Put on the ballot by recommendation of the Charter Review Committee
City of Portland Initiative: A Rank Choice
26 228 Should Administrator manage city government, 12-member Council (three from each district) make laws, voters elect officials using ranked choice process?
Summary:
The first would make changes to Portland’s city government structure. The measure would provide a City Administrator, supervised by the mayor, to manage daily operations, including hiring, firing, and supervising bureau directors. The mayor would no longer be a member of the City Council, but can introduce laws and break tie votes on non-emergency ordinances. Salaries of elected officials’ salaries would be decided by an Independent Salary Commission.
The second would expand the City Council to twelve members. The city would be divided into four geographic districts created by the Independent District Commission with three councilors representing each district. The district boundary lines would be adjusted every decade beginning in 2030 based on census population data.
The third would establish ranked-choice voting that would allow voters to rank candidates in order of preference. Primary elections would be eliminated. The process for tallying ballots would depend on the office. For Mayor and Auditor, if no candidate receives over 50% of the votes in the first round, the candidate receiving fewest votes would be eliminated, and that candidate’s votes are transferred to each voter’s next-highest ranked candidate. The process would continue until a candidate exceeds a 50% majority. For City Council, candidates win when they exceed a threshold set by the number of available positions. Ballots would be counted in rounds. Any candidate exceeding the threshold would be elected, and that candidate’s votes above the threshold would be proportionally transferred to other candidates based on voter preference. The candidate receiving the fewest votes in each round would be eliminated, and that candidate’s votes would be transferred to other candidates based on voters’ preferences. The process would continue for as many rounds as necessary until all positions are filled.
Referred to the ballot by the Portland Charter Review Commission.
Portland’s commission form of government–the last or one of the last such in the US–where four commissioners are elected city-wide and the mayor sits on the council–is hated by all as dysfunctional and ineffective. Ranked choice voting and the expansion of the city council will favor the Coalition and is supported by progressives.
The measure will probably pass.
White Portland to End Jo Ann?
Police abolitionist leader and city commissioner Jo Ann Hardesty appears headed for defeat as challenger Rene Gonzalez out-polls her around 2 to 1.

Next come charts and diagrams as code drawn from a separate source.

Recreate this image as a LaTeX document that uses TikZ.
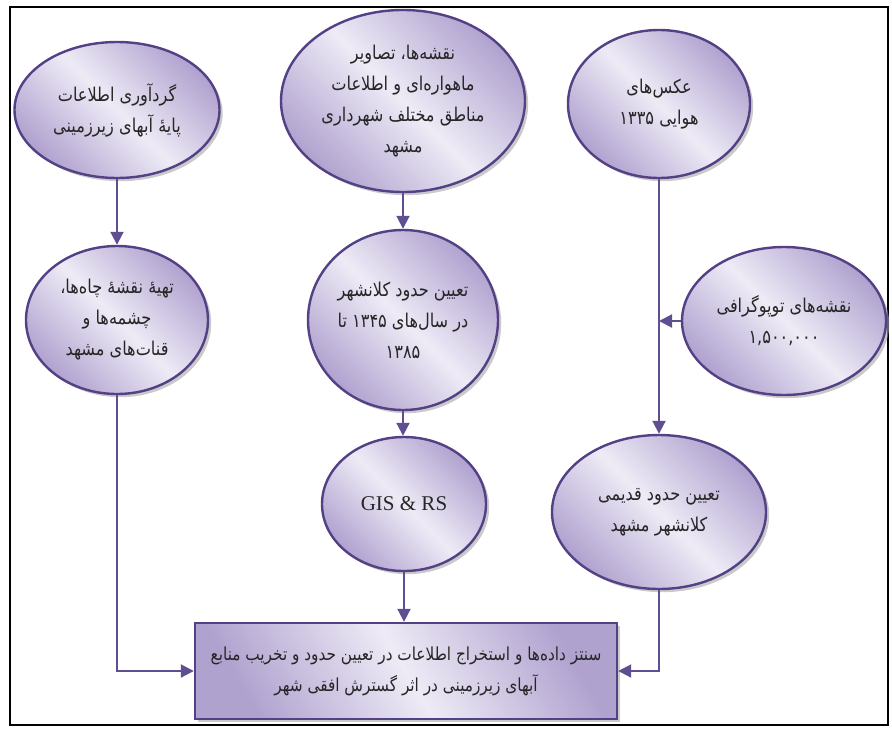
\documentclass[tikz,border=0pt]{standalone}
\usepackage{fontspec}
\usepackage{xcolor}
\usepackage{tikz}
\usetikzlibrary{positioning}
\usetikzlibrary{shapes.geometric}
\usetikzlibrary{shadows}
\usetikzlibrary{arrows.meta}

\newfontfamily\farsifont[Script=Arabic,FakeStretch=0.85]{DejaVu Sans}
\newfontfamily\latinfont{Liberation Serif}
\TeXXeTstate=1
\newcommand{\rtlline}[1]{\beginR #1\endR}

\definecolor{NodeEdge}{RGB}{84,64,132}
\definecolor{NodeDark}{RGB}{176,162,207}
\definecolor{NodeLight}{RGB}{238,235,246}
\definecolor{FlowViolet}{RGB}{96,78,146}

\begin{document}
\begin{tikzpicture}[x=0.5pt,y=-0.5pt,
    stage/.style={shape=ellipse, draw=NodeEdge, line width=1.2pt,
      top color=NodeDark, bottom color=NodeDark, middle color=NodeLight, shading angle=-45,
      drop shadow={shadow xshift=1.6pt, shadow yshift=-1.6pt, fill=black!35, opacity=.6},
      inner sep=-6pt, align=center, text=black!85, font=\farsifont\fontsize{9.5}{15.5}\selectfont},
    synth/.style={shape=rectangle, draw=NodeEdge, line width=1.2pt,
      top color=NodeDark, bottom color=NodeDark, middle color=NodeLight, shading angle=-60,
      drop shadow={shadow xshift=1.6pt, shadow yshift=-1.6pt, fill=black!35, opacity=.6},
      inner sep=0pt, align=center, text=black!85, font=\farsifont\fontsize{9}{15.5}\selectfont},
    flow/.style={draw=FlowViolet, line width=1pt, -{Triangle[width=6.5pt,length=6.5pt]}}]

  % frame
  \useasboundingbox (0,0) rectangle (892,728);
  \draw [black, line width=1.4pt] (10,7) rectangle (888,725);

  % sources
  \node[stage, minimum width=102.5pt, minimum height=68pt] (GatherData) at (117,110)
    {\rtlline{گردآوری اطلاعات}\\\rtlline{پایه^^^^0654 آبهای زیرزمینی}};
  \node[stage, minimum width=122pt, minimum height=91pt] (MapsImages) at (403,101)
    {\rtlline{نقشه^^^^200cها، تصاویر}\\\rtlline{ماهواره^^^^200cای و اطلاعات}\\\rtlline{مناطق مختلف شهرداری}\\\rtlline{مشهد}};
  \node[stage, minimum width=91pt, minimum height=74pt] (AirPhotos) at (659,104)
    {\rtlline{عکس^^^^200cهای}\\\rtlline{هوایی ۱۳۳۵}};

  % second row
  \node[stage, minimum width=91pt, minimum height=74pt] (WellMap) at (117,320)
    {\rtlline{تهیه^^^^0654 نقشه^^^^0654 چاه^^^^200cها،}\\\rtlline{چشمه^^^^200cها و}\\\rtlline{قنات^^^^200cهای مشهد}};
  \node[stage, minimum width=95pt, minimum height=90pt] (CityLimits) at (403,320)
    {\rtlline{تعیین حدود کلانشهر}\\\rtlline{در سال^^^^200cهای ۱۳۴۵ تا}\\\rtlline{۱۳۸۵}};
  \node[stage, minimum width=102pt, minimum height=74pt] (TopoMaps) at (784,321)
    {\rtlline{نقشه^^^^200cهای توپوگرافی}\\\rtlline{۱,۵۰۰,۰۰۰}};

  % third row
  \node[stage, minimum width=82pt, minimum height=67pt, font=\latinfont\fontsize{10.5}{12}\selectfont] (GisRs) at (404,504)
    {GIS \& RS};
  \node[stage, minimum width=107pt, minimum height=77pt] (OldLimits) at (659,512)
    {\rtlline{تعیین حدود قدیمی}\\\rtlline{کلانشهر مشهد}};

  % result
  \node[synth, minimum width=211pt, minimum height=48pt] (Synthesis) at (406,671)
    {\rtlline{سنتز داده^^^^200cها و استخراج اطلاعات در تعیین حدود و تخریب منابع}\\\rtlline{آبهای زیرزمینی در اثر گسترش افقی شهر}};

  % connectors
  \draw[flow] (GatherData) -- (WellMap);
  \draw[flow] (MapsImages) -- (CityLimits);
  \draw[flow] (CityLimits) -- (CityLimits |- GisRs.north);
  \draw[flow] (GisRs.south) -- (GisRs.south |- Synthesis.north);
  \draw[flow] (AirPhotos) -- (OldLimits);
  \draw[flow] (TopoMaps.west) -- (TopoMaps.west -| AirPhotos.south);
  \draw[flow] (WellMap.south) |- (Synthesis.west);
  \draw[flow] (OldLimits.south) |- (Synthesis.east);

\end{tikzpicture}
\end{document}
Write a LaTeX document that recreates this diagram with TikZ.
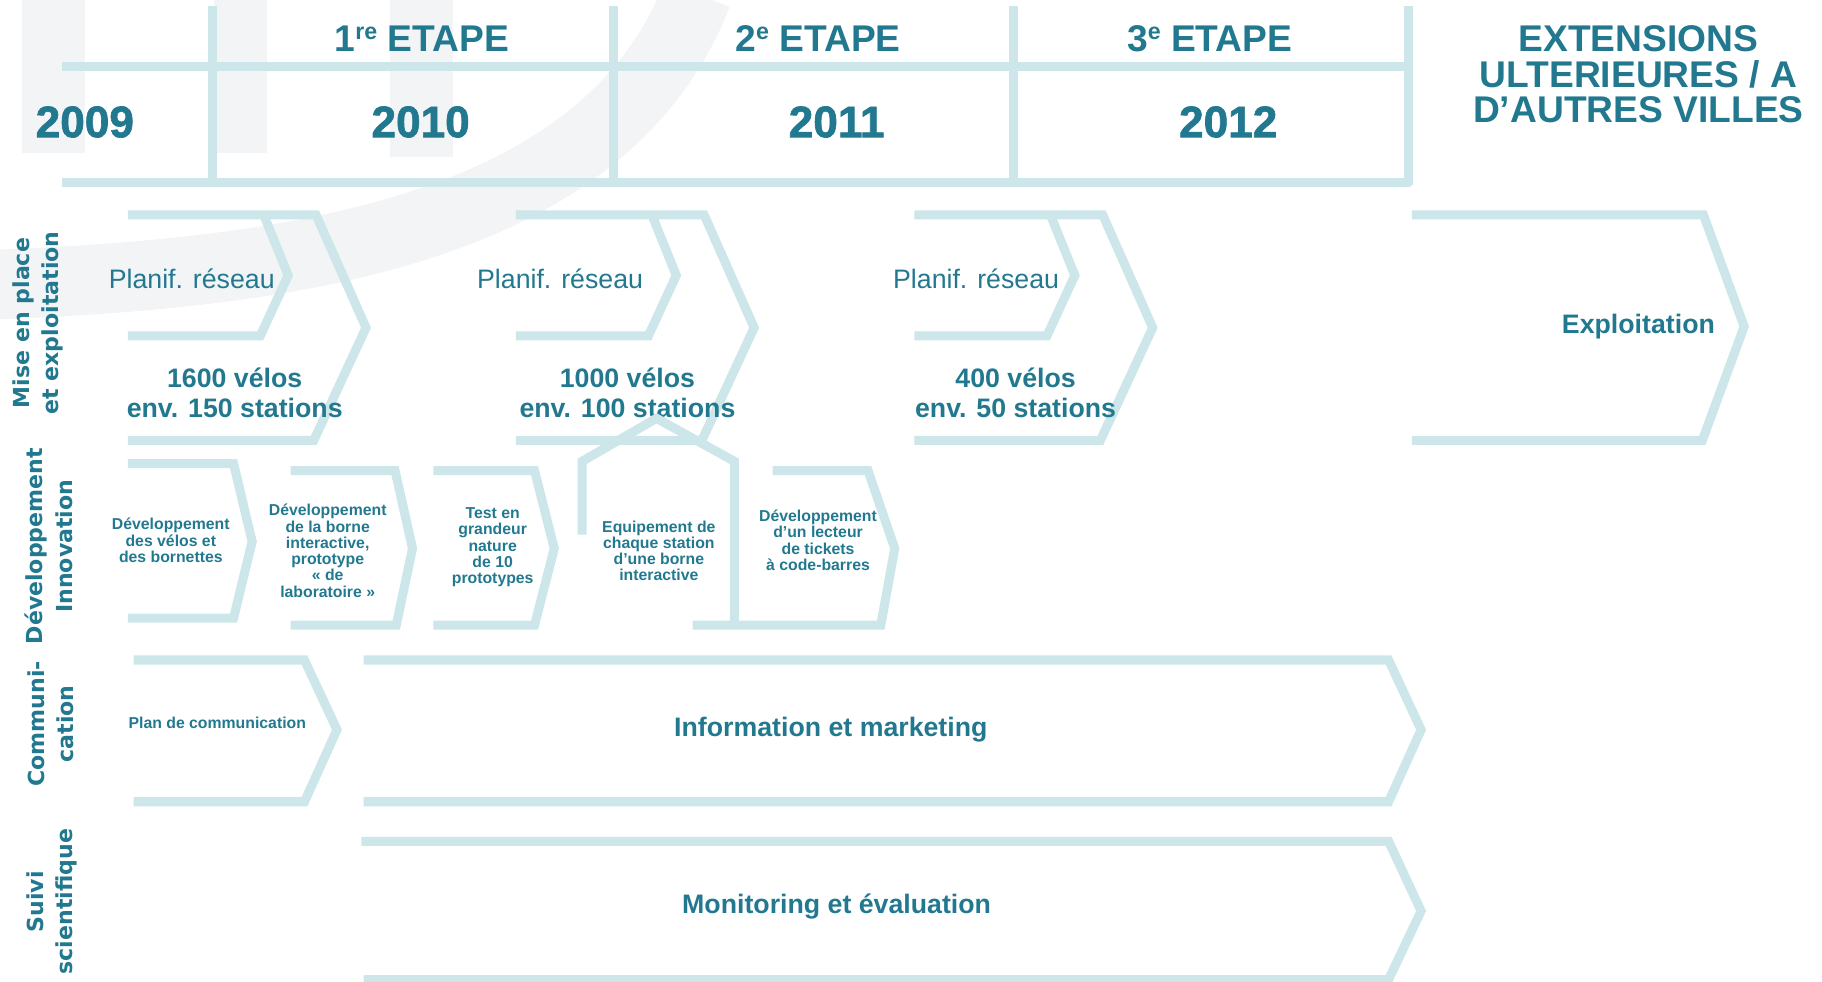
\documentclass[tikz,border=0pt]{standalone}
\usepackage{fontspec}
\setmainfont{Liberation Sans}
\newfontfamily\sidefont{DejaVu Sans}
\newfontfamily\yearfont{Liberation Sans Bold}[FakeBold=1.5]
\usetikzlibrary{positioning}
\definecolor{bandcol}{HTML}{CCE6E9}
\definecolor{txtcol}{HTML}{22798F}
\definecolor{wmark}{HTML}{F3F4F6}

\begin{document}
\begin{tikzpicture}[x=0.5pt,y=-0.5pt,
		band/.style={draw=bandcol, line width=3.9pt},
		ghost/.style={fill=wmark, draw=none},
		headtxt/.style={text=txtcol, font=\bfseries\fontsize{16}{15.25}\selectfont, align=center, inner sep=0pt},
		yeartxt/.style={text=txtcol, font=\yearfont\fontsize{19}{19}\selectfont, inner sep=0pt},
		sidetxt/.style={text=txtcol, font=\sidefont\bfseries\fontsize{9.5}{12.5}\selectfont, align=center, rotate=90, inner sep=0pt},
		bigtxt/.style={text=txtcol, font=\bfseries\fontsize{11.5}{13}\selectfont, align=center, inner sep=0pt},
		plantxt/.style={text=txtcol, font=\fontsize{11.5}{13}\selectfont, inner sep=0pt},
		smalltxt/.style={text=txtcol, font=\bfseries\fontsize{6.8}{7}\selectfont, align=center, inner sep=0pt},
	]
	\useasboundingbox (0,0) rectangle (1568,845);

	%Watermark
	\fill[ghost] (19,0) rectangle (73,132);
	\fill[ghost] (184,0) rectangle (230,132);
	\fill[ghost] (336,0) rectangle (390,135);
	\draw[wmark, line width=30pt] (-5,245) .. controls (250,235) and (520,200) .. (600,-5);

	%Header grid
	\draw[band] (53,57) -- (1212,57);
	\draw[band] (53,157) -- (1214,157);
	\draw[band] (183,5) -- (183,155);
	\draw[band] (528,5) -- (528,155);
	\draw[band] (872,5) -- (872,155);
	\draw[band] (1212,5) -- (1212,159);

	%Header texts
	\node[headtxt] (etape1) at (363,33) {1{\fontsize{10}{10}\selectfont\raisebox{5pt}{re}} ETAPE};
	\node[headtxt] (etape2) at (704,33) {2{\fontsize{10}{10}\selectfont\raisebox{5pt}{e}} ETAPE};
	\node[headtxt] (etape3) at (1041,33) {3{\fontsize{10}{10}\selectfont\raisebox{5pt}{e}} ETAPE};
	\node[headtxt] (ext)    at (1410,64) {EXTENSIONS\\ULTERIEURES / A\\D’AUTRES VILLES};
	\node[yeartxt] (y2009)  at (73,105)   {2009};
	\node[yeartxt] (y2010)  at (362,105)  {2010};
	\node[yeartxt] (y2011)  at (720,105)  {2011};
	\node[yeartxt] (y2012)  at (1057,105) {2012};

	%Row labels
	\node[sidetxt] (rowmise)  at (33,278) {Mise en place\\et exploitation};
	\node[sidetxt] (rowdev)   at (42,470) {Développement\\Innovation};
	\node[sidetxt] (rowcom)   at (44,623) {Communi-\\cation};
	\node[sidetxt] (rowsuivi) at (45,776) {Suivi\\scientifique};

	%Mise en place et exploitation
	\draw[band] (110,185) -- (272,185) -- (315,282) -- (270,379) -- (110,379);
	\draw[band] (227,185) -- (248,237) -- (224,289) -- (110,289);
	\draw[band] (444,185) -- (606,185) -- (649,282) -- (604,379) -- (444,379);
	\draw[band] (561,185) -- (582,237) -- (558,289) -- (444,289);
	\draw[band] (787,185) -- (949,185) -- (992,282) -- (947,379) -- (787,379);
	\draw[band] (904,185) -- (925,237) -- (901,289) -- (787,289);
	\draw[band] (1215,185) -- (1466,185) -- (1501,281) -- (1465,379) -- (1215,379);

	\node[plantxt] (plan1) at (165,240) {Planif. réseau};
	\node[plantxt] (plan2) at (482,240) {Planif. réseau};
	\node[plantxt] (plan3) at (840,240) {Planif. réseau};
	\node[bigtxt] (velos1) at (202,338) {1600 vélos\\env. 150 stations};
	\node[bigtxt] (velos2) at (540,338) {1000 vélos\\env. 100 stations};
	\node[bigtxt] (velos3) at (874,338) {400 vélos\\env. 50 stations};
	\node[bigtxt] (exploit) at (1410,281) {Exploitation};

	%Developpement Innovation
	\draw[band] (110,399) -- (201,399) -- (217,466) -- (201,532) -- (110,532);
	\draw[band] (250,405) -- (340,405) -- (355,472) -- (341,538) -- (250,538);
	\draw[band] (373,405) -- (460,405) -- (477,472) -- (460,538) -- (373,538);
	\draw[band] (501,460) -- (501,397) -- (565,360) -- (632,397) -- (632,538);
	\draw[band] (665,405) -- (747,405) -- (770,472) -- (758,538) -- (596,538);

	\node[smalltxt] (devvelo)  at (147,465) {Développement\\des vélos et\\des bornettes};
	\node[smalltxt] (devborne) at (282,474) {Développement\\de la borne\\interactive,\\prototype\\« de\\laboratoire »};
	\node[smalltxt] (test)     at (424,471) {Test en\\grandeur\\nature\\de 10\\prototypes};
	\node[smalltxt] (equip)    at (567,474) {Equipement de\\chaque station\\d’une borne\\interactive};
	\node[smalltxt] (lecteur)  at (704,465) {Développement\\d’un lecteur\\de tickets\\à code-barres};

	%Communication
	\draw[band] (115,568) -- (262,568) -- (290,628) -- (262,690) -- (115,690);
	\draw[band] (313,568) -- (1195,568) -- (1223,628) -- (1195,690) -- (313,690);
	\node[smalltxt] (plancom) at (187,622) {Plan de communication};
	\node[bigtxt] (info) at (715,628) {Information et marketing};

	%Suivi scientifique
	\draw[band] (311,724) -- (1195,724) -- (1223,784) -- (1195,843) -- (313,843);
	\node[bigtxt] (monitor) at (720,780) {Monitoring et évaluation};
\end{tikzpicture}
\end{document}
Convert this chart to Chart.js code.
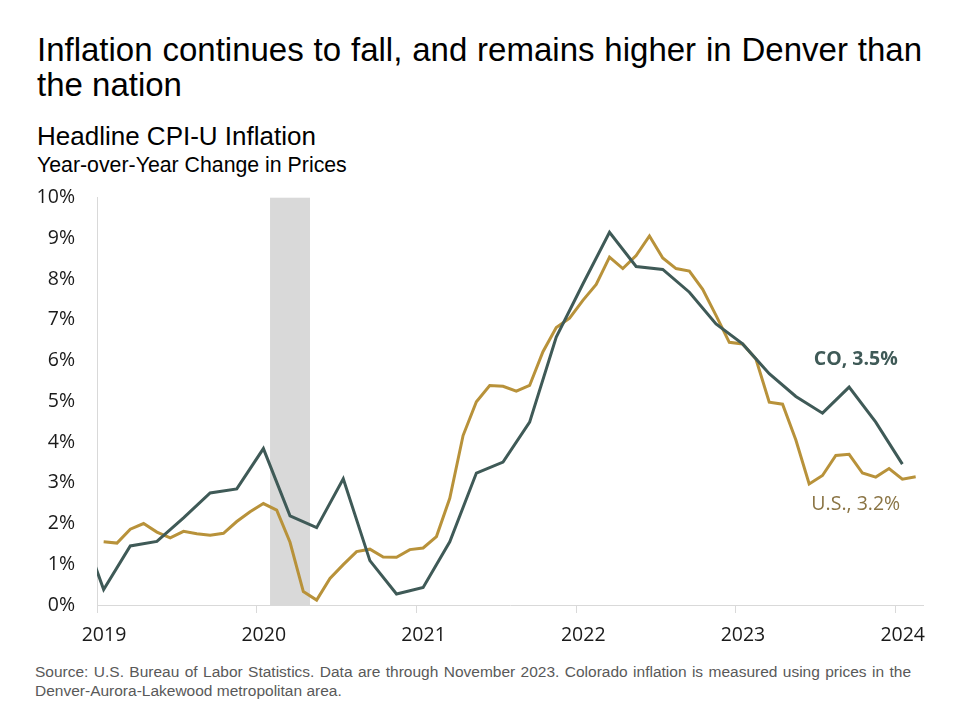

Like Kotek in Salem, Hardesty’s success effecting anti-police laws leaves her closely identified with the decay in public order voters are poised to reject. I don’t expect this to be the last we see of the wraith-like Hardesty, who promised “to end white Portland” upon her election and went to it with boundless resentment. I hate to think what she will be like after losing.
But Jo Ann’s story deserves its own post later.